Your task → Reproduce the data below in full and exclude every picture.

Dataset content →
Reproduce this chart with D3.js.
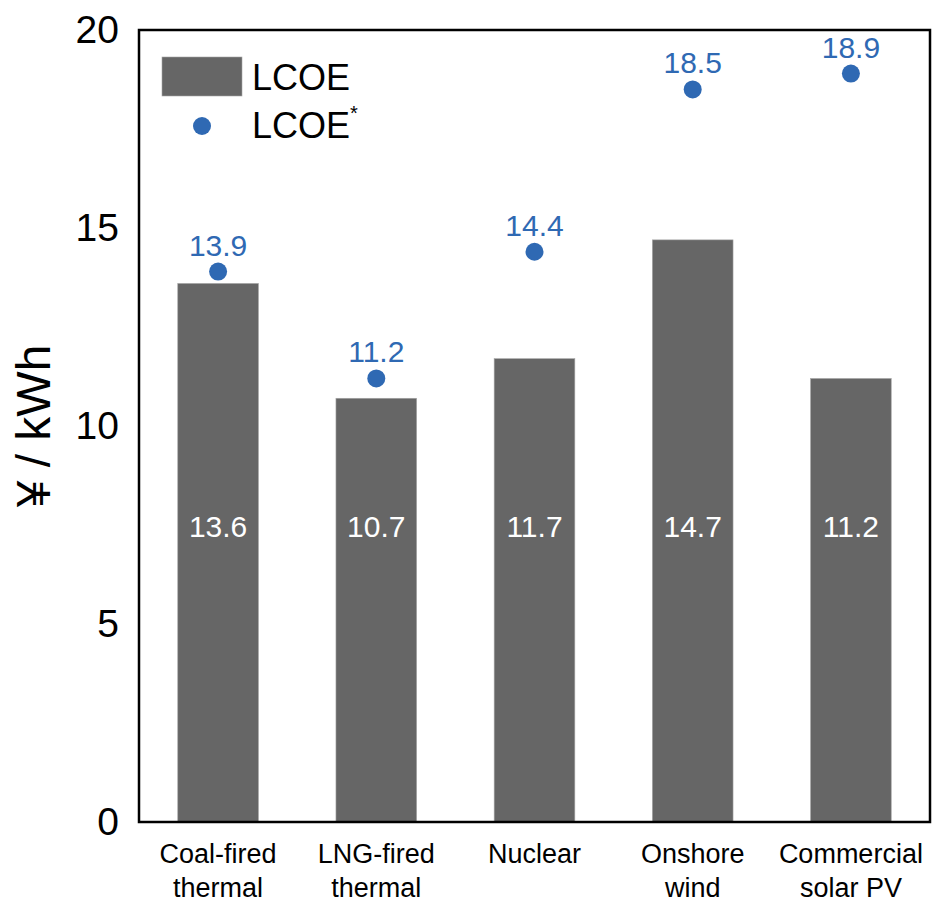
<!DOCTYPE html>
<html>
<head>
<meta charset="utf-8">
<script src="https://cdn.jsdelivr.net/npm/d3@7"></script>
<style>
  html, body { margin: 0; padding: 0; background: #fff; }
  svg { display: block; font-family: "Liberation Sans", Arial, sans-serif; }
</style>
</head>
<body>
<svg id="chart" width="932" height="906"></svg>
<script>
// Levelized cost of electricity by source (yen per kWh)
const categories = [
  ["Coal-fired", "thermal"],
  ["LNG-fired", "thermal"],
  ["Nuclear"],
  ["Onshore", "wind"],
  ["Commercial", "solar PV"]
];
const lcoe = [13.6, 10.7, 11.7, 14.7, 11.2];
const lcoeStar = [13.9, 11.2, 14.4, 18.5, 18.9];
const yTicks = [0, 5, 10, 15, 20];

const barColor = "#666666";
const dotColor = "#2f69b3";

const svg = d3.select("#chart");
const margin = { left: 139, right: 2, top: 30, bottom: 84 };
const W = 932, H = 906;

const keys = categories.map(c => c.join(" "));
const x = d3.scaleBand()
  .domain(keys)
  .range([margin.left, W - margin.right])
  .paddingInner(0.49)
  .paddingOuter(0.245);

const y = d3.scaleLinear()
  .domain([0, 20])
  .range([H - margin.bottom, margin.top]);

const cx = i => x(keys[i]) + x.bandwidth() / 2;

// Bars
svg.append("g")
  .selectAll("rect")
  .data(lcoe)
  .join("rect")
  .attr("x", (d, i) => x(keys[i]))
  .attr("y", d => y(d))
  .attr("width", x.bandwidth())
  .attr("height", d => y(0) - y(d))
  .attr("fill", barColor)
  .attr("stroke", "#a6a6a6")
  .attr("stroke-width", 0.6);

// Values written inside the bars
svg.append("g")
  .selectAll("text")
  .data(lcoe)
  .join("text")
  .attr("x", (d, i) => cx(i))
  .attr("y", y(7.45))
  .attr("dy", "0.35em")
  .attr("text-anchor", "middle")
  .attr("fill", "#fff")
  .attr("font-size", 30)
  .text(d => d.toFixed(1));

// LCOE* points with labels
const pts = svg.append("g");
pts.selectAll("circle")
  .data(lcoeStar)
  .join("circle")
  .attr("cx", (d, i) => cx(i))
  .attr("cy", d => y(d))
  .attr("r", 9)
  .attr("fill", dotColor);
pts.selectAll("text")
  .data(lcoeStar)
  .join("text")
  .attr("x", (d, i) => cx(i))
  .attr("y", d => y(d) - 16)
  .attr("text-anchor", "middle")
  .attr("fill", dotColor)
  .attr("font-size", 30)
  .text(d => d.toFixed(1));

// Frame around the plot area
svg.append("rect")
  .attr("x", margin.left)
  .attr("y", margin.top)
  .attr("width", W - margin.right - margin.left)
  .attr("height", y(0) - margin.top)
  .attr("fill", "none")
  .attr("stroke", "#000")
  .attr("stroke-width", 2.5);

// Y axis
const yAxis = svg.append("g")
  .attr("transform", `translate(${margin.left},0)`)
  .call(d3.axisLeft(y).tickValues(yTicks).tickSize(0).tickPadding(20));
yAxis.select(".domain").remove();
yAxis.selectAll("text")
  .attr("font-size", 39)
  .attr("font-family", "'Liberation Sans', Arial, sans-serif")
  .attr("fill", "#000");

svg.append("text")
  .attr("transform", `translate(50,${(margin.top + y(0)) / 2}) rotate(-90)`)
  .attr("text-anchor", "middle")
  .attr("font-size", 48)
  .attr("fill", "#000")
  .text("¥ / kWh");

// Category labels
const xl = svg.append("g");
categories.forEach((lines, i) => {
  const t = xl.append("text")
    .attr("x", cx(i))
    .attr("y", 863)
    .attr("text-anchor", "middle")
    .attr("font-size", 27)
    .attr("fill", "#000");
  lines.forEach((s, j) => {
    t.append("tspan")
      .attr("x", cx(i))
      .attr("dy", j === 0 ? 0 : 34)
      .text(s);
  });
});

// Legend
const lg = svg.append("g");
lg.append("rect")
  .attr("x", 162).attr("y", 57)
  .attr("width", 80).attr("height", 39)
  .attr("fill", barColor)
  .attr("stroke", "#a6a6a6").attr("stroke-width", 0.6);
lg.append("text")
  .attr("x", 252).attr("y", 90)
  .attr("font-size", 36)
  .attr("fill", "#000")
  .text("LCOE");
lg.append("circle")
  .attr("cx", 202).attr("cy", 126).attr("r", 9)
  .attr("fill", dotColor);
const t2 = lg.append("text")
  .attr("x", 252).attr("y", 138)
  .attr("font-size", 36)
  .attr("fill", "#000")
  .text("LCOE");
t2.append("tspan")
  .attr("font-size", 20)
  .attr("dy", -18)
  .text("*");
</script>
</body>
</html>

Output below →
Reproduce this chart with D3.js.
<!DOCTYPE html>
<html>
<head>
<meta charset="utf-8">
<script src="https://cdn.jsdelivr.net/npm/d3@7"></script>
<style>
  html, body { margin: 0; padding: 0; background: #fff; }
  svg { display: block; font-family: "Liberation Sans", Arial, sans-serif; }
</style>
</head>
<body>
<svg id="chart" width="932" height="906"></svg>
<script>
// Levelized cost of electricity by source (yen per kWh)
const categories = [
  ["Coal-fired", "thermal"],
  ["LNG-fired", "thermal"],
  ["Nuclear"],
  ["Onshore", "wind"],
  ["Commercial", "solar PV"]
];
const lcoe = [13.6, 10.7, 11.7, 14.7, 11.2];
const lcoeStar = [13.9, 11.2, 14.4, 18.5, 18.9];
const yTicks = [0, 5, 10, 15, 20];

const barColor = "#666666";
const dotColor = "#2f69b3";

const svg = d3.select("#chart");
const margin = { left: 139, right: 2, top: 30, bottom: 84 };
const W = 932, H = 906;

const keys = categories.map(c => c.join(" "));
const x = d3.scaleBand()
  .domain(keys)
  .range([margin.left, W - margin.right])
  .paddingInner(0.49)
  .paddingOuter(0.245);

const y = d3.scaleLinear()
  .domain([0, 20])
  .range([H - margin.bottom, margin.top]);

const cx = i => x(keys[i]) + x.bandwidth() / 2;

// Bars
svg.append("g")
  .selectAll("rect")
  .data(lcoe)
  .join("rect")
  .attr("x", (d, i) => x(keys[i]))
  .attr("y", d => y(d))
  .attr("width", x.bandwidth())
  .attr("height", d => y(0) - y(d))
  .attr("fill", barColor)
  .attr("stroke", "#a6a6a6")
  .attr("stroke-width", 0.6);

// Values written inside the bars
svg.append("g")
  .selectAll("text")
  .data(lcoe)
  .join("text")
  .attr("x", (d, i) => cx(i))
  .attr("y", y(7.45))
  .attr("dy", "0.35em")
  .attr("text-anchor", "middle")
  .attr("fill", "#fff")
  .attr("font-size", 30)
  .text(d => d.toFixed(1));

// LCOE* points with labels
const pts = svg.append("g");
pts.selectAll("circle")
  .data(lcoeStar)
  .join("circle")
  .attr("cx", (d, i) => cx(i))
  .attr("cy", d => y(d))
  .attr("r", 9)
  .attr("fill", dotColor);
pts.selectAll("text")
  .data(lcoeStar)
  .join("text")
  .attr("x", (d, i) => cx(i))
  .attr("y", d => y(d) - 16)
  .attr("text-anchor", "middle")
  .attr("fill", dotColor)
  .attr("font-size", 30)
  .text(d => d.toFixed(1));

// Frame around the plot area
svg.append("rect")
  .attr("x", margin.left)
  .attr("y", margin.top)
  .attr("width", W - margin.right - margin.left)
  .attr("height", y(0) - margin.top)
  .attr("fill", "none")
  .attr("stroke", "#000")
  .attr("stroke-width", 2.5);

// Y axis
const yAxis = svg.append("g")
  .attr("transform", `translate(${margin.left},0)`)
  .call(d3.axisLeft(y).tickValues(yTicks).tickSize(0).tickPadding(20));
yAxis.select(".domain").remove();
yAxis.selectAll("text")
  .attr("font-size", 39)
  .attr("font-family", "'Liberation Sans', Arial, sans-serif")
  .attr("fill", "#000");

svg.append("text")
  .attr("transform", `translate(50,${(margin.top + y(0)) / 2}) rotate(-90)`)
  .attr("text-anchor", "middle")
  .attr("font-size", 48)
  .attr("fill", "#000")
  .text("¥ / kWh");

// Category labels
const xl = svg.append("g");
categories.forEach((lines, i) => {
  const t = xl.append("text")
    .attr("x", cx(i))
    .attr("y", 863)
    .attr("text-anchor", "middle")
    .attr("font-size", 27)
    .attr("fill", "#000");
  lines.forEach((s, j) => {
    t.append("tspan")
      .attr("x", cx(i))
      .attr("dy", j === 0 ? 0 : 34)
      .text(s);
  });
});

// Legend
const lg = svg.append("g");
lg.append("rect")
  .attr("x", 162).attr("y", 57)
  .attr("width", 80).attr("height", 39)
  .attr("fill", barColor)
  .attr("stroke", "#a6a6a6").attr("stroke-width", 0.6);
lg.append("text")
  .attr("x", 252).attr("y", 90)
  .attr("font-size", 36)
  .attr("fill", "#000")
  .text("LCOE");
lg.append("circle")
  .attr("cx", 202).attr("cy", 126).attr("r", 9)
  .attr("fill", dotColor);
const t2 = lg.append("text")
  .attr("x", 252).attr("y", 138)
  .attr("font-size", 36)
  .attr("fill", "#000")
  .text("LCOE");
t2.append("tspan")
  .attr("font-size", 20)
  .attr("dy", -18)
  .text("*");
</script>
</body>
</html>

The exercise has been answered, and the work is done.